Although none of the pieces are especially original, mashing them together has created a fresh and exciting take on the dual-stick shooter genre. It's fun specking the characters in different ways to see all of the variations, and the moment the game started to feel repetitive, I moved on to the next hero. Best of all, there are a lot of levels and extras to unlock, so you definitely won't see everything in the first go.

Leap of Fate (Steam)Click For the Full Picture Archive

Unfortunately, the game's simplistic overhead visuals don't convey just how exciting the action is. The environments change and we're introduced to a whole bunch of new enemies, but it's never as flashy as other dual-stick shooters. Perhaps that's because it doesn't need to. The excitement doesn't come from groundbreaking graphics and particle effects, but rather the very real danger that your run could end at any second. That said, I do wish the boss fights were a little more epic.
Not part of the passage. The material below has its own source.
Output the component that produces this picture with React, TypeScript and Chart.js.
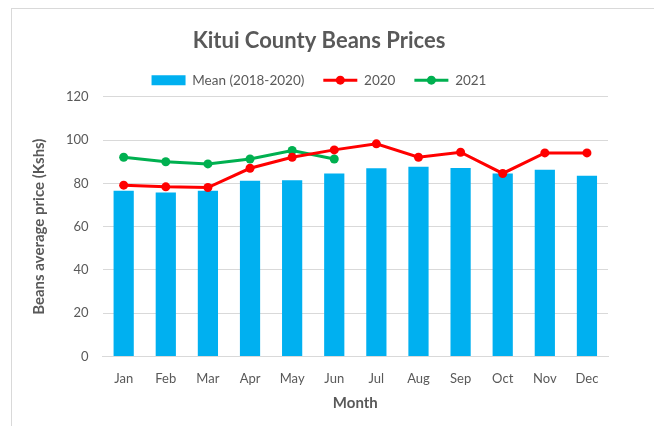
import React, { useEffect, useRef } from "react";
import { Chart, registerables } from "chart.js";

Chart.register(...registerables);

const months = ["Jan", "Feb", "Mar", "Apr", "May", "Jun", "Jul", "Aug", "Sep", "Oct", "Nov", "Dec"];
const meanValues = [76.6, 75.8, 76.6, 81.2, 81.5, 84.6, 87, 87.7, 87.1, 84.6, 86.3, 83.5];
const values2020 = [79.2, 78.4, 78.1, 87, 92.1, 95.5, 98.3, 92.1, 94.4, 84.6, 94.1, 94.1];
const values2021 = [92.1, 90, 89, 91.3, 95.2, 91.3, null, null, null, null, null, null];
const yTicks = [0, 20, 40, 60, 80, 100, 120];

const FONT = "Lato, 'Open Sans', sans-serif";
const GRAY = "#595959";

const legendMarkers = {
  id: "legendMarkers",
  afterDraw(chart: any) {
    const legend = chart.legend;
    if (!legend || !legend.legendHitBoxes) return;
    const ctx = chart.ctx;
    legend.legendItems.forEach((item: any, i: number) => {
      const ds = chart.data.datasets[item.datasetIndex];
      if (ds.type !== "line") return;
      const box = legend.legendHitBoxes[i];
      const cx = box.left + 17;
      const cy = box.top + box.height / 2;
      ctx.save();
      ctx.fillStyle = ds.borderColor;
      ctx.beginPath();
      ctx.arc(cx, cy, 4.5, 0, Math.PI * 2);
      ctx.fill();
      ctx.restore();
    });
  },
};

export default function App() {
  const ref = useRef<HTMLCanvasElement | null>(null);
  useEffect(() => {
    if (!ref.current) return;
    const chart = new Chart(ref.current, {
      type: "bar",
      data: {
        labels: months,
        datasets: [
          {
            type: "bar",
            label: "Mean (2018-2020)",
            data: meanValues,
            backgroundColor: "#00B0F0",
            borderWidth: 0,
            barPercentage: 0.48,
            categoryPercentage: 1,
            order: 3,
          } as any,
          {
            type: "line",
            label: "2020",
            data: values2020,
            borderColor: "#FF0000",
            backgroundColor: "#FF0000",
            borderWidth: 3,
            pointRadius: 4.5,
            pointBackgroundColor: "#FF0000",
            pointBorderWidth: 0,
            tension: 0,
            order: 1,
          } as any,
          {
            type: "line",
            label: "2021",
            data: values2021,
            borderColor: "#00B050",
            backgroundColor: "#00B050",
            borderWidth: 3,
            pointRadius: 4.5,
            pointBackgroundColor: "#00B050",
            pointBorderWidth: 0,
            tension: 0,
            spanGaps: false,
            order: 2,
          } as any,
        ],
      },
      options: {
        animation: false,
        responsive: false,
        maintainAspectRatio: false,
        layout: { padding: { left: 30, right: 46, top: 28, bottom: 14 } },
        elements: {
          point: { pointStyle: "circle" },
        },
        plugins: {
          tooltip: { enabled: false },
          title: {
            display: true,
            text: "Kitui County Beans Prices",
            color: GRAY,
            font: { family: FONT, size: 22, weight: "bold" },
            padding: { top: 0, bottom: 0 },
          },
          legend: {
            display: true,
            position: "top",
            labels: {
              usePointStyle: true,
              pointStyleWidth: 34,
              boxHeight: 10,
              color: GRAY,
              font: { family: FONT, size: 13.5 },
              padding: 19,
              generateLabels(chart: any) {
                return chart.data.datasets.map((ds: any, i: number) => ({
                  text: ds.label,
                  fillStyle: ds.backgroundColor,
                  strokeStyle: ds.type === "line" ? ds.borderColor : ds.backgroundColor,
                  lineWidth: ds.type === "line" ? 3 : 0,
                  pointStyle: ds.type === "line" ? "line" : "rect",
                  datasetIndex: i,
                  hidden: false,
                  fontColor: GRAY,
                }));
              },
            },
          },
        },
        scales: {
          x: {
            grid: { display: false, drawTicks: false },
            border: { display: true, color: "#D9D9D9", width: 1 },
            ticks: { color: GRAY, font: { family: FONT, size: 13 }, padding: 15 },
            title: {
              display: true,
              text: "Month",
              color: GRAY,
              font: { family: FONT, size: 15, weight: "bold" },
              padding: { top: -8, bottom: 0 },
            },
          },
          y: {
            min: 0,
            max: 120,
            afterBuildTicks(axis: any) {
              axis.ticks = yTicks.map((v) => ({ value: v }));
            },
            grid: { color: "#D9D9D9", drawTicks: false },
            border: { display: false },
            ticks: { color: GRAY, font: { family: FONT, size: 13 }, padding: 14 },
            title: {
              display: true,
              text: "Beans average price (Kshs)",
              color: GRAY,
              font: { family: FONT, size: 15, weight: "bold" },
              padding: { top: 0, bottom: 4 },
            },
          },
        },
      },
      plugins: [legendMarkers],
    } as any);
    return () => chart.destroy();
  }, []);

  return (
    <div style={{ position: "fixed", left: 0, top: 0, width: 654, height: 426, background: "#fff", overflow: "hidden" }}>
      <div
        style={{
          position: "absolute",
          left: 11,
          top: 8,
          width: 660,
          height: 440,
          border: "1px solid #D9D9D9",
          boxSizing: "border-box",
        }}
      />
      <canvas ref={ref} width={654} height={426} style={{ position: "absolute", left: 0, top: 0, width: 654, height: 426 }} />
    </div>
  );
}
On a similar note, I also hoped for a little more from Leap of Fate's card game structure. I love the way it creates a path using flipped-over cards, but it's a shame there isn't more variety in the options. While there are several odd cards mixed into the deck, it often feels like you're only uncovering the typical combat stages. Hand of Fate took this idea a little further, and it benefited because of it.

Apart from these minor issues, I was genuinely surprised by how much fun I had in Leap of Fate. With so many dual-stick shooters on the market, games need to go the extra length to add something new and fresh to the festivities. This one does that, and more. Between the character-specific super powers and the randomness of the levels, I found myself losing hours of the day hooked on completing every task and unlocking all of the extras. This is an action-packed thrill ride that takes the genre in an exciting new direction.